I could not analyze GPU operation by Tensorflow's Visual profile.

I started to lean the deep leaning by using Nvidia’s GPU.
At first ,I planned to analayze GPU internal operations of various Deep learning Frame works.

I could not analyze GPU internal operation by Tensorflow’s Visual profile.
Could you gove me nay advices?


At fitst, I got profile of the Chainer(it is PF DL Frame work).I used Maxwell TitunX and Ubuntu14.04.

GPU profile of tje Chainer’s Mnist was as below.


This profile is familiar. The Nvidia visual profiler indicates operateos GPU thread 3078833984.

A lot of treads operate in Nvidia GPU,but Nvidia visial profiler indicates one profile of them.

Next,Tensorflow mnist profile by Nvidia Visual profiler.


Tensorflows’s profile is not familar for me.

There are a lot of threads on profiler.(Thread No.4057159424,3951027968,3934242560 and etc.)

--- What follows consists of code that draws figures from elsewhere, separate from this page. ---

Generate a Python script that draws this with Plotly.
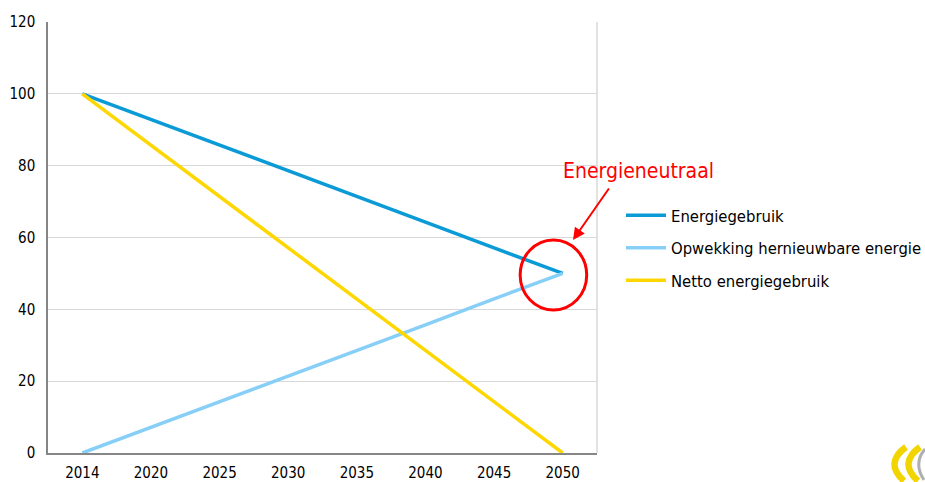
import plotly.graph_objects as go

years = ["2014", "2020", "2025", "2030", "2035", "2040", "2045", "2050"]
energiegebruik = [100, 92.9, 85.7, 78.6, 71.4, 64.3, 57.1, 50]
opwekking = [0, 7.1, 14.3, 21.4, 28.6, 35.7, 42.9, 50]
netto = [100, 85.7, 71.4, 57.1, 42.9, 28.6, 14.3, 0]
series_names = ["Energiegebruik", "Opwekking hernieuwbare energie", "Netto energiegebruik"]
colors = ["#0A9BD6", "#88CFF8", "#FFD700"]

W, H = 925, 482
# plot area in reference pixels: x 48..597, y 22..453
PX0, PX1, PY0, PY1 = 48, 597, 22, 453
L, T = PX0, PY0
R, B = W - PX1, H - PY1
PW, PH = PX1 - PX0, PY1 - PY0


def px(x):
    return (x - PX0) / PW


def py(y):
    return (PY1 - y) / PH


fig = go.Figure()
for i, (name, vals) in enumerate(zip(series_names, [energiegebruik, opwekking, netto])):
    fig.add_trace(go.Scatter(x=years, y=vals, mode="lines", name=name,
                             line=dict(color=colors[i], width=3.5),
                             legendgroup=str(i)))

font = "DejaVu Sans Condensed, DejaVu Sans"
fig.update_layout(
    width=W, height=H,
    margin=dict(l=L, r=R, t=T, b=B, autoexpand=False),
    plot_bgcolor="white", paper_bgcolor="white",
    font=dict(family=font, size=15, color="#000000"),
    showlegend=True,
    legend=dict(x=px(621), y=py(198), xanchor="left", yanchor="top",
                font=dict(family=font, size=16.5), tracegroupgap=8, itemwidth=40,
                bgcolor="rgba(0,0,0,0)"),
    xaxis=dict(type="category", range=[-0.5, 7.5], showgrid=False, automargin=False,
               showline=True, linecolor="#868686", linewidth=1.5,
               ticks="", tickfont=dict(size=15), ticklabelstandoff=5),
    yaxis=dict(range=[0, 120], dtick=20, showgrid=True, gridcolor="#D9D9D9", automargin=False,
               gridwidth=1, showline=True, linecolor="#868686", linewidth=1.5,
               ticks="", tickfont=dict(size=15), zeroline=False, ticklabelstandoff=8),
)

shapes = []
shapes.append(dict(type="line", xref="paper", yref="paper", x0=1, x1=1, y0=0, y1=1,
                   line=dict(color="#D9D9D9", width=1.5)))
shapes.append(dict(type="circle", xref="x", yref="y", x0=6.38, x1=7.35, y0=39.8, y1=59.3,
                   line=dict(color="#FF0000", width=3)))


def P(x, y):
    return f"{px(x):.5f},{py(y):.5f}"


shapes.append(dict(type="path", xref="paper", yref="paper",
                   path=f"M {P(906,447)} Q {P(884,463)} {P(904,481)}",
                   line=dict(color="#F2D500", width=6.5)))
shapes.append(dict(type="path", xref="paper", yref="paper",
                   path=f"M {P(920,447)} Q {P(898,463)} {P(918,481)}",
                   line=dict(color="#F2D500", width=6.5)))
shapes.append(dict(type="path", xref="paper", yref="paper",
                   path=f"M {P(925,449)} Q {P(913,463)} {P(924,480)}",
                   line=dict(color="#B0B0B0", width=3)))
fig.update_layout(shapes=shapes)

fig.add_annotation(x=7.15, y=59.3, xref="x", yref="y", text="", showarrow=True,
                   arrowhead=2, arrowsize=1.2, arrowwidth=2, arrowcolor="#FF0000",
                   ax=37, ay=-53)
fig.add_annotation(x=px(638), y=py(171), xref="paper", yref="paper",
                   xanchor="center", yanchor="middle",
                   text="Energieneutraal", showarrow=False,
                   font=dict(family=font, size=21, color="#FF0000"))

fig.write_html("out.html", config={"displayModeBar": False},
               post_script="document.body.style.margin='0';")
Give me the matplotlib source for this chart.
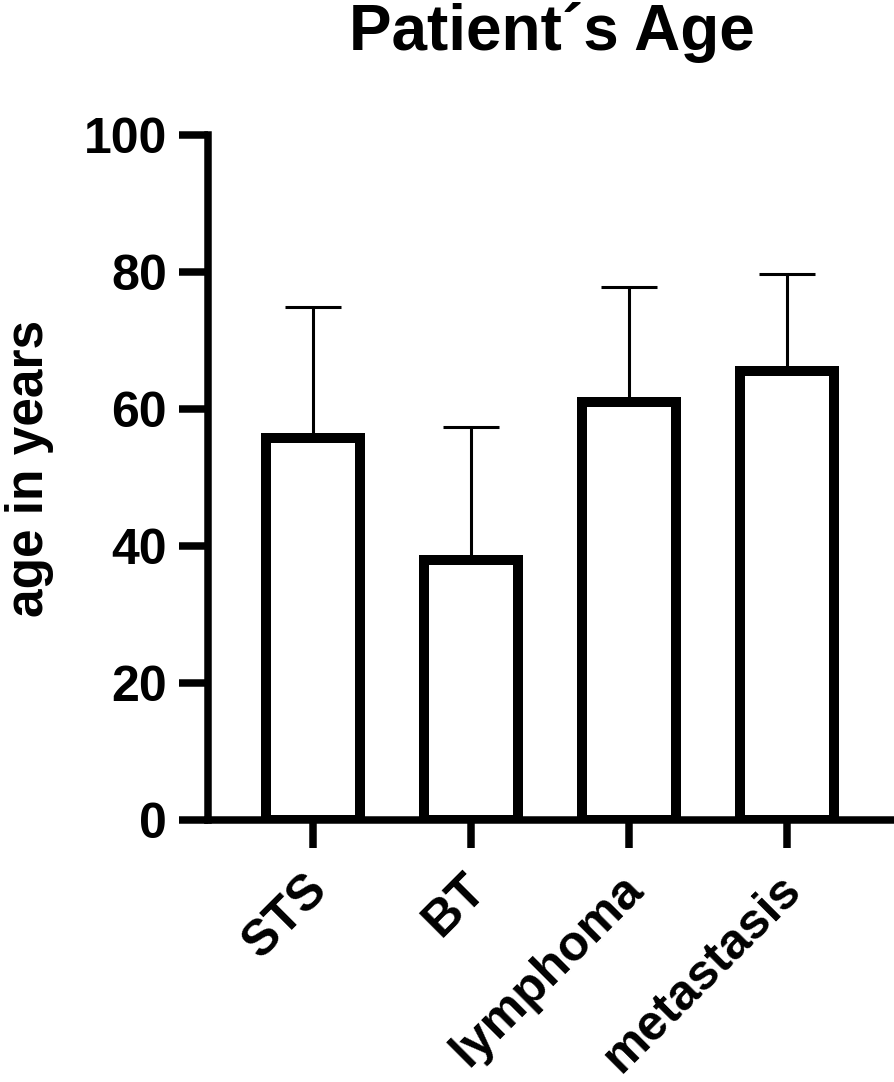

I only used one GPU, not multi GPUs.

I could not understand the reason why a lot of threads were indicated on GPU profile.

Could you give me any advices or exaplanation about Tensorflow’s GPU profile ?



Please refer below description about timeline. The result depends on the sample you profiled.

A timeline will contain a Process row for each application profiled. The process identifier represents the pid of the process. The timeline row for a process does not contain any intervals of activity. Threads within the process are shown as children of the process.

A timeline will contain a Thread row for each CPU thread in the profiled application that performed either a CUDA driver or CUDA runtime API call. The thread identifier is a unique id for that CPU thread. The timeline row for a thread is does not contain any intervals of activity.

Read more at: http://docs.nvidia.com/cuda/profiler-users-guide/index.html#ixzz4PPcoxhkd

Thank you for your reply ,veraj.

But I can not understand perfectly the reason why a lot of teread of GPU appeared in the Tensorflow’s profile .

Do you know the very simple sample code which indicate a lot of threads in profile?

The sample code need not to be same profile as Tensorflow’s profile, only indicates some threads of GPU in profile.

I tried to serach some sample codes which indicate a lot of threads in profile by using Windows CUDA sample codes, I never got the profile whinc I wish.

I’d appriciate it if you will give any advices.



You can refer to the description at http://docs.nvidia.com/cuda/cuda-samples/index.html#axzz4Px1WYtpI
and search “Multithreading”, there will list some samples that indicates a lot of threads in profile.
Such as simpleCallback.

Best Regards

Hello, verai

Thank you very much for your advice.

I could get the profile which I want by using “simpleCallback” as you said.

And I understood the reason why q lot of threads apperared in GPU Profile.

Tnak you for your help.